По памяти, по записям | страница 7
И, может быть, в эту минуту, в одну из последних своих минут, он припомнил свою встречу в Толстым, припомнил, как он шел с ним в черную мартовскую ночь по Девичью полю и как Толстой, переживая тогда одну из самых горьких и болезненных своих утрат — смерть семилетнего любимого сына, Ванечки, — резко и отрывисто твердил: «Смерти нет, смерти нет». Все это Бунин давным-давно описал в своей книге, посвященной Толстому, — но вот, натолкнувшись на отрывок, который вызывал у него решительное отталкивание, он вопреки своей воле брал под сомнение запавшие в его душу толстовские слова, в которые ему больше всего хотелось теперь верить.
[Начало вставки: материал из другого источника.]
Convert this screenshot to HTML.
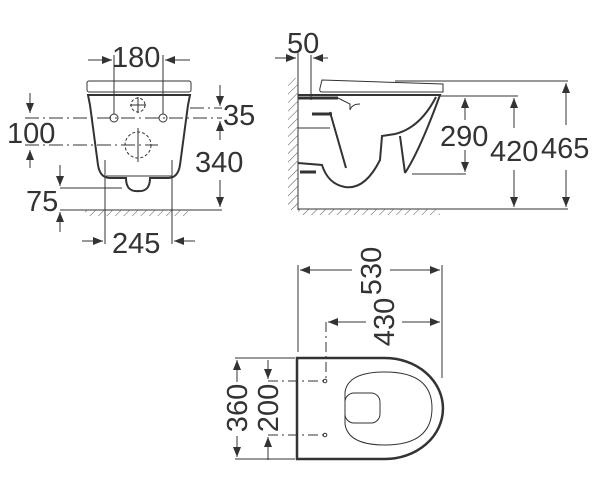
<!DOCTYPE html>
<html><head><meta charset="utf-8"><style>
html,body{margin:0;padding:0;background:#fff;}
svg{display:block;}
text{font-family:"Liberation Sans",sans-serif;font-size:29px;fill:#333;}
</style></head><body>
<svg width="600" height="500" viewBox="0 0 600 500" xmlns="http://www.w3.org/2000/svg">
<defs>
<marker id="a" markerWidth="10" markerHeight="8" refX="10" refY="4" orient="auto" markerUnits="userSpaceOnUse">
<path d="M0,0 L10,4 L0,8 Z" fill="#333"/></marker>
<pattern id="h" width="6" height="6" patternUnits="userSpaceOnUse" patternTransform="rotate(45)">
<line x1="0" y1="0" x2="0" y2="6" stroke="#555" stroke-width="1"/></pattern>
</defs>
<g stroke="#333" fill="none" stroke-width="1">
<!-- FRONT VIEW -->
<line x1="88" y1="60" x2="112" y2="60" marker-end="url(#a)"/>
<line x1="190" y1="60" x2="165" y2="60" marker-end="url(#a)"/>
<line x1="114" y1="55" x2="114" y2="114"/>
<line x1="163" y1="55" x2="163" y2="114"/>
<rect x="87" y="81" width="104" height="11" rx="2"/>
<path d="M88,95 L190,95 L188,105 L180,165 Q178,178 168,178 L150,178 Q150,192 138,191 Q126,192 126,178 L110,178 Q100,178 98,165 L90,105 Z" stroke-width="2"/>
<path d="M106,176 L172,176" />
<g stroke-dasharray="14,4,2,4">
<line x1="25" y1="118" x2="222" y2="118"/>
<line x1="25" y1="145" x2="158" y2="145"/>
<line x1="190" y1="108" x2="222" y2="108"/>
</g>
<circle cx="114" cy="118" r="4"/><circle cx="163" cy="118" r="4"/>
<circle cx="138" cy="105" r="7" stroke-dasharray="3,2"/>
<circle cx="138" cy="145" r="13" stroke-dasharray="3,2"/>
<line x1="138" y1="97" x2="138" y2="113"/><line x1="130" y1="105" x2="146" y2="105"/>
<line x1="138" y1="128" x2="138" y2="162"/>
<line x1="30" y1="93" x2="30" y2="113" marker-end="url(#a)"/>
<line x1="30" y1="168" x2="30" y2="150" marker-end="url(#a)"/>
<line x1="220" y1="85" x2="220" y2="106" marker-end="url(#a)"/>
<line x1="220" y1="140" x2="220" y2="121" marker-end="url(#a)"/>
<line x1="220" y1="180" x2="220" y2="207" marker-end="url(#a)"/>
<line x1="60" y1="165" x2="60" y2="186" marker-end="url(#a)"/>
<line x1="60" y1="232" x2="60" y2="212" marker-end="url(#a)"/>
<line x1="60" y1="188" x2="122" y2="188"/>
<line x1="60" y1="210" x2="222" y2="210"/>
<rect x="85" y="210" width="103" height="6" fill="url(#h)" stroke="none"/>
<line x1="105" y1="160" x2="105" y2="244"/>
<line x1="172" y1="160" x2="172" y2="244"/>
<line x1="82" y1="241" x2="103" y2="241" marker-end="url(#a)"/>
<line x1="195" y1="241" x2="174" y2="241" marker-end="url(#a)"/>
<!-- SIDE VIEW -->
<line x1="275" y1="58" x2="296" y2="58" marker-end="url(#a)"/>
<line x1="328" y1="58" x2="313" y2="58" marker-end="url(#a)"/>
<line x1="298" y1="52" x2="298" y2="210"/>
<line x1="311" y1="55" x2="311" y2="100"/>
<rect x="288" y="78" width="10" height="132" fill="url(#h)" stroke="none"/>
<line x1="298" y1="209" x2="568" y2="209"/>
<rect x="298" y="209" width="142" height="6" fill="url(#h)" stroke="none"/>
<path d="M322,80 L443,84 L443,92 L322,92 Q319,92 320,88 Z"/>
<line x1="395" y1="81" x2="568" y2="81"/>
<path d="M298,95 L440,95 Q420,150 405,173" stroke-width="2"/>
<path d="M436,97 Q420,128 395,134 L382,136 L380,160 Q365,190 345,187 Q328,184 322,165 L298,163" stroke-width="2"/>
<line x1="400" y1="136" x2="405" y2="173" stroke-width="2"/>
<line x1="330" y1="112" x2="346" y2="168" stroke-width="2"/>
<line x1="312" y1="114" x2="332" y2="114" stroke-width="3"/>
<line x1="298" y1="128" x2="330" y2="128"/>
<line x1="300" y1="172" x2="316" y2="172" stroke-width="3"/>
<line x1="298" y1="98" x2="338" y2="98" stroke-width="3"/>
<path d="M338,98 L350,104 L350,110 Q352,104 360,104"/>
<line x1="440" y1="96" x2="518" y2="96"/>
<line x1="412" y1="174" x2="466" y2="174"/>
<line x1="465" y1="120" x2="465" y2="98" marker-end="url(#a)"/>
<line x1="465" y1="150" x2="465" y2="172" marker-end="url(#a)"/>
<line x1="514" y1="128" x2="514" y2="98" marker-end="url(#a)"/>
<line x1="514" y1="170" x2="514" y2="207" marker-end="url(#a)"/>
<line x1="566" y1="125" x2="566" y2="83" marker-end="url(#a)"/>
<line x1="566" y1="170" x2="566" y2="207" marker-end="url(#a)"/>
<!-- TOP VIEW -->
<path d="M297,358 L385,358 A58,50.5 0 0 1 385,459 L297,459 Z" stroke-width="2.5"/>
<path d="M345,392 Q348,372 385,372 Q432,372 432,408 Q432,445 385,445 Q348,445 345,424 Z"/>
<rect x="345" y="393" width="35" height="30" rx="9"/>
<circle cx="325" cy="381" r="1.8"/><circle cx="325" cy="435" r="1.8"/>
<line x1="298" y1="265" x2="298" y2="352"/>
<line x1="442" y1="265" x2="442" y2="378"/>
<line x1="352" y1="270" x2="300" y2="270" marker-end="url(#a)"/>
<line x1="390" y1="270" x2="440" y2="270" marker-end="url(#a)"/>
<line x1="366" y1="322" x2="328" y2="322" marker-end="url(#a)"/>
<line x1="402" y1="322" x2="440" y2="322" marker-end="url(#a)"/>
<g stroke-dasharray="10,4,2,4">
<line x1="326" y1="322" x2="326" y2="381"/>
<line x1="268" y1="381" x2="325" y2="381"/>
<line x1="268" y1="435" x2="325" y2="435"/>
</g>
<line x1="235" y1="358" x2="295" y2="358"/>
<line x1="235" y1="459" x2="295" y2="459"/>
<line x1="237" y1="382" x2="237" y2="360" marker-end="url(#a)"/>
<line x1="237" y1="436" x2="237" y2="457" marker-end="url(#a)"/>
<line x1="268" y1="360" x2="268" y2="379" marker-end="url(#a)"/>
<line x1="268" y1="460" x2="268" y2="437" marker-end="url(#a)"/>
</g>
<text x="112" y="67">180</text>
<text x="7" y="143">100</text>
<text x="223" y="125">35</text>
<text x="195" y="172">340</text>
<text x="26" y="211">75</text>
<text x="112" y="253">245</text>
<text x="287" y="53">50</text>
<text x="440" y="146">290</text>
<text x="490" y="161">420</text>
<text x="541" y="158">465</text>
<text transform="translate(381,271) rotate(-90)" text-anchor="middle">530</text>
<text transform="translate(394,322) rotate(-90)" text-anchor="middle">430</text>
<text transform="translate(247,408) rotate(-90)" text-anchor="middle">360</text>
<text transform="translate(278,408) rotate(-90)" text-anchor="middle">200</text>
</svg>
</body></html>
«Как он мог?» — это доносившееся из соседней комнаты «как он мог» оказалось последним восклицанием, услышанным мной из уст Бунина. Вскоре я его покинул, а на следующее утро, чуть ли не на рассвете, Вера Николаевна позвонила мне по телефону, чтобы сообщить, что «Ивана Алексеевича больше нет». И когда я пришел в знакомую, но сразу же опустевшую, точно оголившуюся, квартиру, он — в соответствии с его очень категорическим предсмертным желанием — лежал уже в столовой на кушетке, с головой, покрытой толстой простыней. Через несколько дней его хоронили на тихом пригородном кладбище, в Сент-Женевье-де-Буа.
Бунин и «Охота на Кавказе»
В тот период моей жизни, который проходил под бунинской кровлей, я, кажется, ничего так не любил, как в летние месяцы прогулки с ним, когда случалось совершать их «с глазу на глаз». Тогда — как начинало темнеть — мы подымались по Наполеоновой дороге до небольшой поляны, у которой эта дорога разветвлялась. Там с наступлением ночи тучами кружились средиземноморские светляки — «лючиоли», своим фосфорическим светом словно озарявшие всю окрестность. Бунин питал к этим миниатюрным созданиям своего рода нежность и мог подолгу следить за их безостановочным кружением.
На поляне, у самой развилки, торчал старый пень, на который он всякий раз усаживался, чтобы отдохнуть, попривере д- ничать по поводу скудости грасской жизни и выразить недовольство тем, что военные события развертываются в слишком медленном темпе. А побрюзжав, он начинал что-то рассказывать, нередко такое, о чем в другой обстановке он едва ли стал распространяться, а то касался литературных тем, делясь мыслями, возникшими у него после того, как он, вероятно, в сотый раз перечитал те несколько книг, которые хранил в своем бельевом шкафу, и которые, кстати сказать, очень неохотно давал на прочтение даже своим домочадцам. Почти неизбежно в какой-то момент он возвращался к ТолстЪму. Без упоминания имени Толстого не обходилась, кажется, ни одна прогулка.